UrbanDictionary.com defines a McJob  as “any menial, low-paying, unskilled, dead-end job, including (but not limited to) those in the fast food industry, which requires zero creative or intellectual involvement, and whose sole motivation is a paycheck (i.e., no one works a McJob because they like it or care about the work). . . The term's allusion to mass-produced fast food implies both the mechanical, unfulfilling nature of the work, and the disposable, interchangeable manner in which the company treats its employees.”

In other words, these jobs offer as little in pay, benefits, training, job security and safety protections as the law allows. It’s a shamefully low bar – except that it’s apparently not low enough for some fast food employers.

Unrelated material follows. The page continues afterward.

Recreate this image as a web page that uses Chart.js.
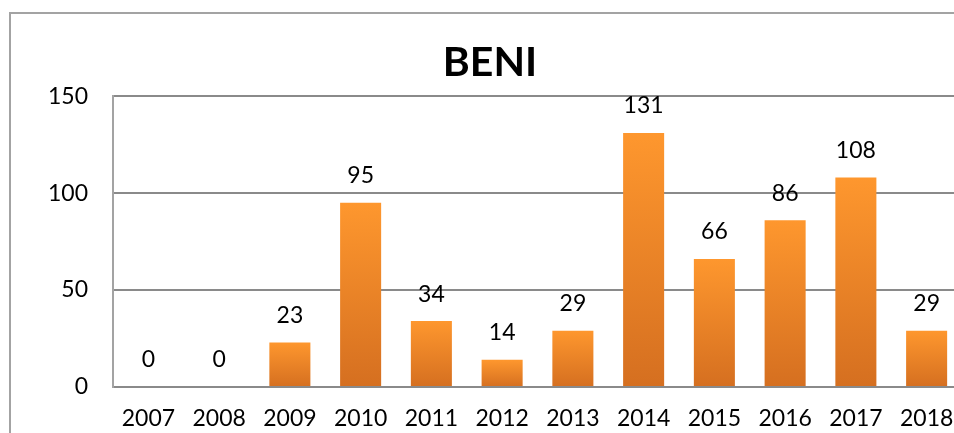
<!DOCTYPE html>
<html lang="en">
<head>
    <meta charset="UTF-8">
    <title>BENI</title>
    <script src="https://cdn.jsdelivr.net/npm/chart.js"></script>
    <style>
        html, body {
            margin: 0;
            padding: 0;
            background: white;
            overflow: hidden;
            width: 954px;
            height: 433px;
        }
        .frame {
            position: absolute;
            left: 9px;
            top: 12px;
            width: 1100px;
            height: 600px;
            border: 2px solid #a3a3a3;
            box-sizing: border-box;
        }
        .chart-box {
            position: absolute;
            left: 0;
            top: 0;
            width: 990px;
            height: 460px;
        }
    </style>
</head>
<body>
    <div class="frame"></div>
    <div class="chart-box"><canvas id="chart"></canvas></div>

    <script>
        const years = ['2007', '2008', '2009', '2010', '2011', '2012', '2013', '2014', '2015', '2016', '2017', '2018'];
        const counts = [0, 0, 23, 95, 34, 14, 29, 131, 66, 86, 108, 29];
        const yTicks = [0, 50, 100, 150];

        const fontFamily = 'Lato, "Open Sans", sans-serif';

        // orange gradient per bar, light at the top, darker at the base
        function barFill(ctx) {
            const chart = ctx.chart;
            if (!chart.chartArea || ctx.raw === undefined) return '#F08A2A';
            const y = chart.scales.y;
            const top = y.getPixelForValue(ctx.raw);
            const base = y.getPixelForValue(0);
            if (base - top < 1) return '#F08A2A';
            const g = chart.ctx.createLinearGradient(0, top, 0, base);
            g.addColorStop(0, '#FE972E');
            g.addColorStop(1, '#D56F20');
            return g;
        }

        const valueLabels = {
            id: 'valueLabels',
            afterDatasetsDraw(chart) {
                const ctx = chart.ctx;
                const meta = chart.getDatasetMeta(0);
                ctx.save();
                ctx.font = '23px ' + fontFamily;
                ctx.fillStyle = '#000';
                ctx.textAlign = 'center';
                ctx.textBaseline = 'middle';
                meta.data.forEach((bar, i) => {
                    ctx.fillText(String(counts[i]), bar.x, bar.y - 27);
                });
                ctx.restore();
            }
        };

        new Chart(document.getElementById('chart'), {
            type: 'bar',
            data: {
                labels: years,
                datasets: [{
                    data: counts,
                    backgroundColor: barFill,
                    borderWidth: 0,
                    categoryPercentage: 1,
                    barPercentage: 0.58
                }]
            },
            options: {
                responsive: true,
                maintainAspectRatio: false,
                animation: false,
                layout: { padding: { left: 18, top: 12, right: 28, bottom: 0 } },
                plugins: {
                    legend: { display: false },
                    tooltip: { enabled: false },
                    title: {
                        display: true,
                        text: 'BENI',
                        color: '#000',
                        font: { family: fontFamily, size: 41, weight: 'bold', lineHeight: 1.2 },
                        padding: { top: 26, bottom: 9 }
                    }
                },
                scales: {
                    x: {
                        grid: { display: false, drawTicks: false },
                        border: { display: true, color: '#8a8a8a', width: 2 },
                        ticks: {
                            color: '#000',
                            font: { family: fontFamily, size: 23 },
                            padding: 18,
                            maxRotation: 0,
                            autoSkip: false
                        },
                        afterFit(scale) { scale.height = 73; }
                    },
                    y: {
                        min: 0,
                        max: 150,
                        afterBuildTicks(scale) { scale.ticks = yTicks.map(v => ({ value: v })); },
                        grid: { color: '#8a8a8a', lineWidth: 2, drawTicks: false },
                        border: { display: true, color: '#a3a3a3', width: 2 },
                        ticks: {
                            color: '#000',
                            font: { family: fontFamily, size: 23 },
                            padding: 25
                        },
                        afterFit(scale) { scale.width = 95; }
                    }
                }
            },
            plugins: [valueLabels]
        });
    </script>
</body>
</html>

A survey of 500 fast food workers in New York City commissioned by worker organization Fast Food Forward reportedly shows that the vast majority of employees in the city’s fast food industry say they have, in one way or another, been cheated out of wages owed.

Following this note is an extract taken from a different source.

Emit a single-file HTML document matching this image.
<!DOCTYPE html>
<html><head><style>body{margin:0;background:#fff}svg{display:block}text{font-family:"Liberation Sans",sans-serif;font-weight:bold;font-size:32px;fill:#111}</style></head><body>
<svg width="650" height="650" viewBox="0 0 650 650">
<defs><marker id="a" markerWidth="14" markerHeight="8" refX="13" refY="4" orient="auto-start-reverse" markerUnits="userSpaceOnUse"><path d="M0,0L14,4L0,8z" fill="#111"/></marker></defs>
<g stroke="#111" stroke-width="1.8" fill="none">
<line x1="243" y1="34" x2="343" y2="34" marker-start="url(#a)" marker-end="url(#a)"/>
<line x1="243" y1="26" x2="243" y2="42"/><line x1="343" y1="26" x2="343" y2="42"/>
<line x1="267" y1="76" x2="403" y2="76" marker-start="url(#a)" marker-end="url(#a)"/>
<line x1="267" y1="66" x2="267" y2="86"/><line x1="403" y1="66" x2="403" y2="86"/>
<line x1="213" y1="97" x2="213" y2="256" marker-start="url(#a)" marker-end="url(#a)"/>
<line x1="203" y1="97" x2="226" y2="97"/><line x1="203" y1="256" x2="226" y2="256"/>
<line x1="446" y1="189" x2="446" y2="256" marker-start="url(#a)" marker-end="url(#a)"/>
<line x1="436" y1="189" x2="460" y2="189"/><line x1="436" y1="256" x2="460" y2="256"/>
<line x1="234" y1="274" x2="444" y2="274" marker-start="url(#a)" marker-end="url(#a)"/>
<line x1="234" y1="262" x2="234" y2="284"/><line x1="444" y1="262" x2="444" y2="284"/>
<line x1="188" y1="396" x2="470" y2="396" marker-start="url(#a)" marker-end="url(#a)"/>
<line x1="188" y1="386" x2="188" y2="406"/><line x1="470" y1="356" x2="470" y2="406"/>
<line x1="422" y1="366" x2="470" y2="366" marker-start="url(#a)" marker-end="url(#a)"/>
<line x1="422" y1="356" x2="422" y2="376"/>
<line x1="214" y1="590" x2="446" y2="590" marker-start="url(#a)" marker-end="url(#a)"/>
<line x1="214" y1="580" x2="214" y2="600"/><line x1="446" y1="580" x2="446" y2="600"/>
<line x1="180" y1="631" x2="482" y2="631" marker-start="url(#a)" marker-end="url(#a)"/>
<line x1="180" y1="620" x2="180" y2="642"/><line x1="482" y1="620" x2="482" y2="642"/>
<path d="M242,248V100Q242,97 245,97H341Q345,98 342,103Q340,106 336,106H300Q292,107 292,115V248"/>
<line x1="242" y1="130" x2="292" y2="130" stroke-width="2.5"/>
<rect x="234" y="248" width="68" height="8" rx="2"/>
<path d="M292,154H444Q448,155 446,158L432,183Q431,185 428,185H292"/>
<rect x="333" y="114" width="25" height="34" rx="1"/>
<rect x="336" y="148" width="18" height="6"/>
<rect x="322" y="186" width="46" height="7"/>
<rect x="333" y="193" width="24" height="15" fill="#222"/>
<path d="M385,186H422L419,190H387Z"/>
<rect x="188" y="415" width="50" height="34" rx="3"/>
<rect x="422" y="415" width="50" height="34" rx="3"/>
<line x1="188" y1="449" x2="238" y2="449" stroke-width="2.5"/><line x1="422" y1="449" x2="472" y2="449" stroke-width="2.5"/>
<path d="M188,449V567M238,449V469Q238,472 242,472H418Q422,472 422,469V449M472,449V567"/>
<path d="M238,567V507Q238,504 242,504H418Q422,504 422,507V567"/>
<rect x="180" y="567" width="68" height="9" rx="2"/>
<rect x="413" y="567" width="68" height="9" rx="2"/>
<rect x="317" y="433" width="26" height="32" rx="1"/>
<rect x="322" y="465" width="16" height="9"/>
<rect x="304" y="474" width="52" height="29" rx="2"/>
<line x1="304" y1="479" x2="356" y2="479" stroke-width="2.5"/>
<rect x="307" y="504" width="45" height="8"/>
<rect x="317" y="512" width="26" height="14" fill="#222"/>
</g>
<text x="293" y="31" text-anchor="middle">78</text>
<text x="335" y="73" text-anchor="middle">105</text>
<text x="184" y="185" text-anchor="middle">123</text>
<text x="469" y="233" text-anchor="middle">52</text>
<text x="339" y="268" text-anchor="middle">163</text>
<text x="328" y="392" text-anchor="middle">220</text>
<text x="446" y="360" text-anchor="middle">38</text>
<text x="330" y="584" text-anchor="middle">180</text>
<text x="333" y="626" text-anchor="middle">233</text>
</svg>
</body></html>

While the report is not yet available online, Josh Eidelson writes today in the Nation that

The Fast Food Forward report identifies several types of violations as prevalent in the city’s fast food industry: employees working, without pay, before or after their shift; employees working overtime without being paid time-and-a-half; employees working during their breaks or not receiving breaks; and delivery employees not being reimbursed for expenses like gasoline or safety equipment.

An earlier study by the National Employment Law Project found that an estimated 586,322 workers in New York City’s low-wage industries (including, but not limited to fast food) suffered some type of employment or labor law violation in the course of a week.

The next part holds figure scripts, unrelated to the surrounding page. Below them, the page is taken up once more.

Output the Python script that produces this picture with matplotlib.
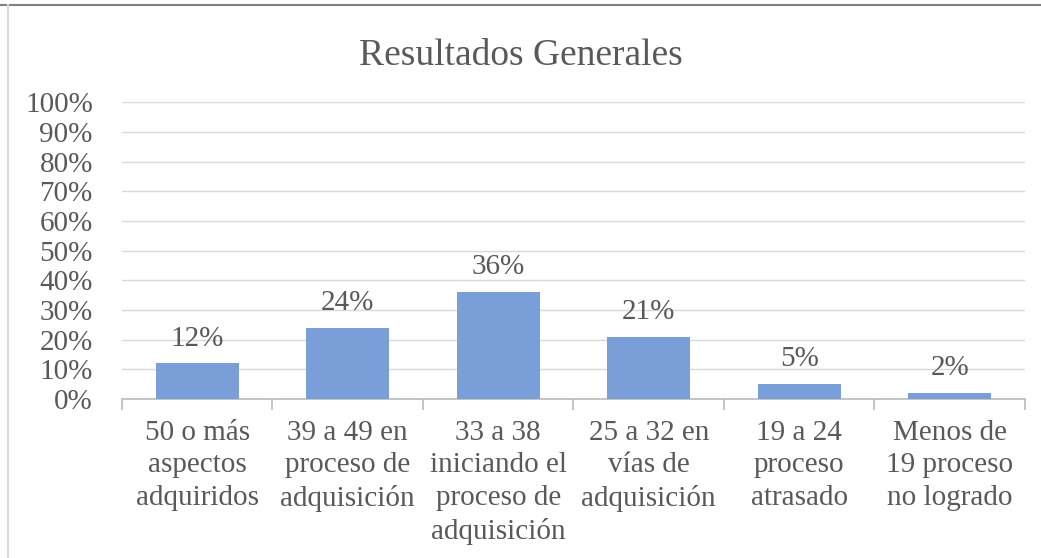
#!/usr/bin/env python3
"""Bar chart: Resultados Generales."""

import matplotlib.pyplot as plt
from matplotlib.lines import Line2D
from matplotlib.ticker import MultipleLocator, FuncFormatter

categories = [
    "50 o más\naspectos\nadquiridos",
    "39 a 49 en\nproceso de\nadquisición",
    "33 a 38\niniciando el\nproceso de\nadquisición",
    "25 a 32 en\nvías de\nadquisición",
    "19 a 24\nproceso\natrasado",
    "Menos de\n19 proceso\nno logrado",
]
values = [12, 24, 36, 21, 5, 2]

TEXT = "#595959"
BAR = "#7A9FD8"

plt.rcParams["font.family"] = ["Liberation Serif", "DejaVu Serif"]

fig = plt.figure(figsize=(10.41, 5.58), dpi=100)
ax = fig.add_axes([0.1172, 0.2849, 0.8674, 0.532])

x = range(len(categories))
bars = ax.bar(x, values, width=0.55, color=BAR, zorder=3)
for b, v in zip(bars, values):
    ax.text(b.get_x() + b.get_width() / 2, v + 4, f"{v}%", ha="center",
            va="bottom", fontsize=21, color=TEXT)

ax.set_xlim(-0.5, len(categories) - 0.5)
ax.set_ylim(0, 100)
ax.yaxis.set_major_locator(MultipleLocator(10))
ax.yaxis.set_major_formatter(FuncFormatter(lambda v, p: f"{v:.0f}%"))
ax.grid(axis="y", color="#D9D9D9", linewidth=1, zorder=0)

for s in ["top", "right", "left"]:
    ax.spines[s].set_visible(False)
ax.spines["bottom"].set_color("#BFBFBF")
ax.spines["bottom"].set_linewidth(1.3)

ax.set_xticks([i - 0.5 for i in range(len(categories) + 1)], minor=False)
ax.set_xticklabels([])
ax.set_xticks(list(x), minor=True)
ax.set_xticklabels(categories, minor=True, fontsize=21, color=TEXT,
                   linespacing=1.33)
ax.tick_params(axis="x", which="major", length=8, width=1.3, color="#BFBFBF")
ax.tick_params(axis="x", which="minor", length=0, pad=15)
ax.tick_params(axis="y", length=0, labelsize=21, labelcolor=TEXT, pad=21)

fig.text(0.5, 0.9, "Resultados Generales", ha="center", va="center",
         fontsize=27, color=TEXT)

# frame lines of the original image
fig.add_artist(Line2D([0, 1], [0.991, 0.991], color="#7F7F7F", linewidth=1.5))
fig.add_artist(Line2D([0.0077, 0.0077], [0, 0.991], color="#D9D9D9", linewidth=1.5))

fig.savefig("out.png", dpi=100)
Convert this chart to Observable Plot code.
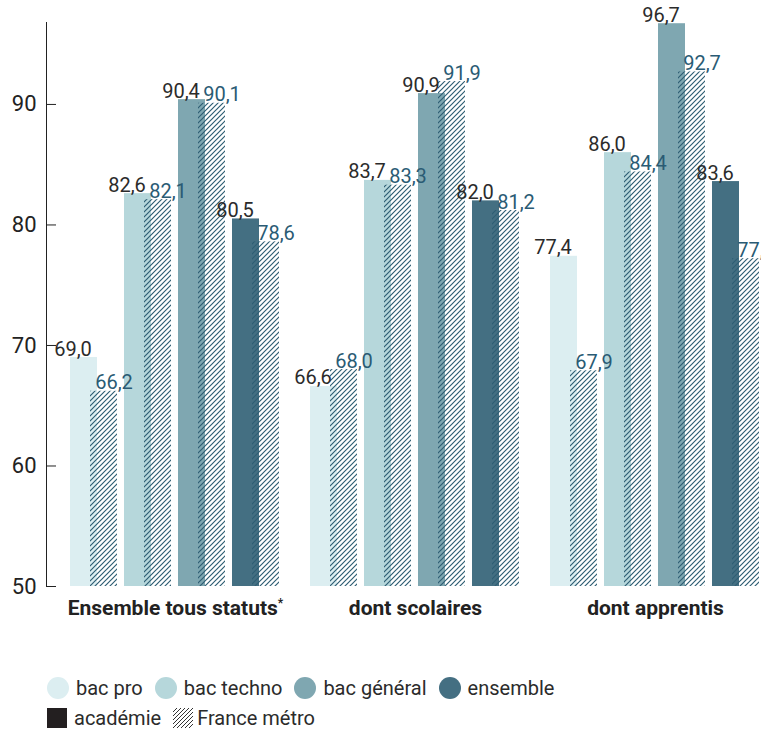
<!DOCTYPE html>
<html><head><meta charset="utf-8">
<script src="https://cdn.jsdelivr.net/npm/d3@7"></script>
<script src="https://cdn.jsdelivr.net/npm/@observablehq/plot@0.6"></script>
<style>
body{margin:0;background:#fff;font-family:Roboto,sans-serif;color:#2b2b2b;}
#chart svg{overflow:hidden;display:block}
.legend{margin-left:47px;margin-top:43px;font-size:20px;}
.row{display:flex;align-items:center;height:30px;}
.item{display:flex;align-items:center;margin-right:12px;}
.dot{width:22px;height:22px;border-radius:50%;margin-right:7px;}
.sq{width:20px;height:20px;margin-right:7px;}
</style></head><body>
<div id="chart"></div>
<div class="legend"><div class="row" id="row1"></div><div class="row" id="row2"></div></div>
<script>
const groups = ["Ensemble tous statuts", "dont scolaires", "dont apprentis"];
const categories = ["bac pro", "bac techno", "bac général", "ensemble"];
const academieEnsemble = [69.0, 82.6, 90.4, 80.5];
const academieScolaires = [66.6, 83.7, 90.9, 82.0];
const academieApprentis = [77.4, 86.0, 96.7, 83.6];
const franceEnsemble = [66.2, 82.1, 90.1, 78.6];
const franceScolaires = [68.0, 83.3, 91.9, 81.2];
const franceApprentis = [67.9, 84.4, 92.7, 77.2];
const yTicks = [50, 60, 70, 80, 90];
const categoryColors = ["#dceef1", "#b6d7db", "#7fa7b1", "#446f82"];
const sources = ["académie", "France métro"];

const academieValues = [academieEnsemble, academieScolaires, academieApprentis];
const franceValues = [franceEnsemble, franceScolaires, franceApprentis];
const acad = [], fr = [];
groups.forEach((g, gi) => categories.forEach((c, ci) => {
  acad.push({group: g, cat: c, value: academieValues[gi][ci]});
  fr.push({group: g, cat: c, value: franceValues[gi][ci]});
}));
const fmt = v => v.toFixed(1).replace(".", ",");
const yMin = yTicks[0];
const font = 'Roboto,sans-serif';

const chart = Plot.plot({
  width: 761, height: 630,
  marginLeft: 43, marginRight: 0, marginTop: 22, marginBottom: 44,
  style: {fontFamily: font, color: "#2b2b2b", background: "white"},
  fx: {domain: groups, paddingInner: 0.116, paddingOuter: 0.0477, align: 1, label: null},
  x: {domain: categories, paddingInner: 0.127, paddingOuter: 0, axis: null},
  y: {domain: [50, 96.8], axis: null},
  color: {domain: categories, range: categoryColors},
  marks: [
    Plot.barY(acad, {fx: "group", x: "cat", y1: yMin, y2: "value", fill: "cat", insetRight: 20}),
    Plot.barY(fr, {fx: "group", x: "cat", y1: yMin, y2: "value", fill: "url(#hatch)", insetLeft: 20}),
    Plot.text(acad, {fx: "group", x: "cat", y: "value", text: d => fmt(d.value), dx: -21, dy: -2, lineAnchor: "bottom", fill: "#2b2b2b", fontSize: 20}),
    Plot.text(fr, {fx: "group", x: "cat", y: "value", text: d => fmt(d.value), dx: 20, dy: -2, lineAnchor: "bottom", fill: "#2a5b74", fontSize: 20}),
    Plot.frame({anchor: "left", facetAnchor: "left", dx: -23, stroke: "#222"}),
    Plot.axisY({ticks: yTicks, tickSize: -10, tickPadding: 20, dx: -23, fontSize: 22, tickFormat: d => String(d), label: null, stroke: "#222", fill: "#222"}),
    Plot.axisFx({anchor: "bottom", tickSize: 0, tickPadding: 14, fontSize: 21, fontWeight: "bold", fill: "#222", label: null, tickFormat: d => d === groups[0] ? d + "*" : d})
  ]
});

const svg = d3.select(chart);
const defs = svg.insert("defs", ":first-child");
const pat = defs.append("pattern").attr("id", "hatch").attr("patternUnits", "userSpaceOnUse").attr("width", 5).attr("height", 5);
pat.append("path").attr("d", "M-1,1 l2,-2 M0,5 l5,-5 M4,6 l2,-2").attr("stroke", "#2d5d73").attr("stroke-width", 1.2);
svg.selectAll("text").each(function() {
  if (this.textContent.endsWith("*") && this.childNodes.length) {
    const node = this.querySelector("tspan") || this;
    const txt = node.textContent;
    node.textContent = txt.slice(0, -1);
    d3.select(node).append("tspan").attr("font-size", "12px").attr("dy", "-0.7em").text("*");
  }
});
document.getElementById("chart").appendChild(chart);

const row1 = d3.select("#row1");
categories.forEach((c, i) => {
  const it = row1.append("div").attr("class", "item");
  it.append("div").attr("class", "dot").style("background", categoryColors[i]);
  it.append("span").text(c);
});
const row2 = d3.select("#row2");
const it1 = row2.append("div").attr("class", "item");
it1.append("div").attr("class", "sq").style("background", "#231f20");
it1.append("span").text(sources[0]);
const it2 = row2.append("div").attr("class", "item");
it2.append("span").html('<svg width="20" height="20" style="display:block;margin-right:4px"><defs><pattern id="hatchL" patternUnits="userSpaceOnUse" width="4" height="4"><path d="M-1,1 l2,-2 M0,4 l4,-4 M3,5 l2,-2" stroke="#333" stroke-width="1"/></pattern></defs><rect width="20" height="20" fill="url(#hatchL)"/></svg>');
it2.append("span").text(sources[1]);
</script>
</body></html>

Fast food workers have organized a series of one-day strikes in cities across the country, calling for better pay and union representation. But the new findings reinforce the fact that they need all the help they can get.

That’s why it’s particularly encouraging to learn that New York Attorney General Eric Schneiderman is investigating wage violations in the fast food industry, according to the New York Times. [Full disclosure: my husband is an employee of the New York Attorney General’s office, although he has not been involved with this investigation.] Should Schneiderman’s office have sufficient evidence to bring a case, prosecutions will be aided by New York’s relatively new Wage Theft Prevention Act, which increases penalties for cheating workers and prohibits retaliation against employees who complain.

Legal employment conditions – a minimum wage of just $7.25 an hour, with no requirements that employers provide health coverage, job security or even (until new legislation goes into effect)  paid sick days – are abysmal enough. Lower standards are unacceptable.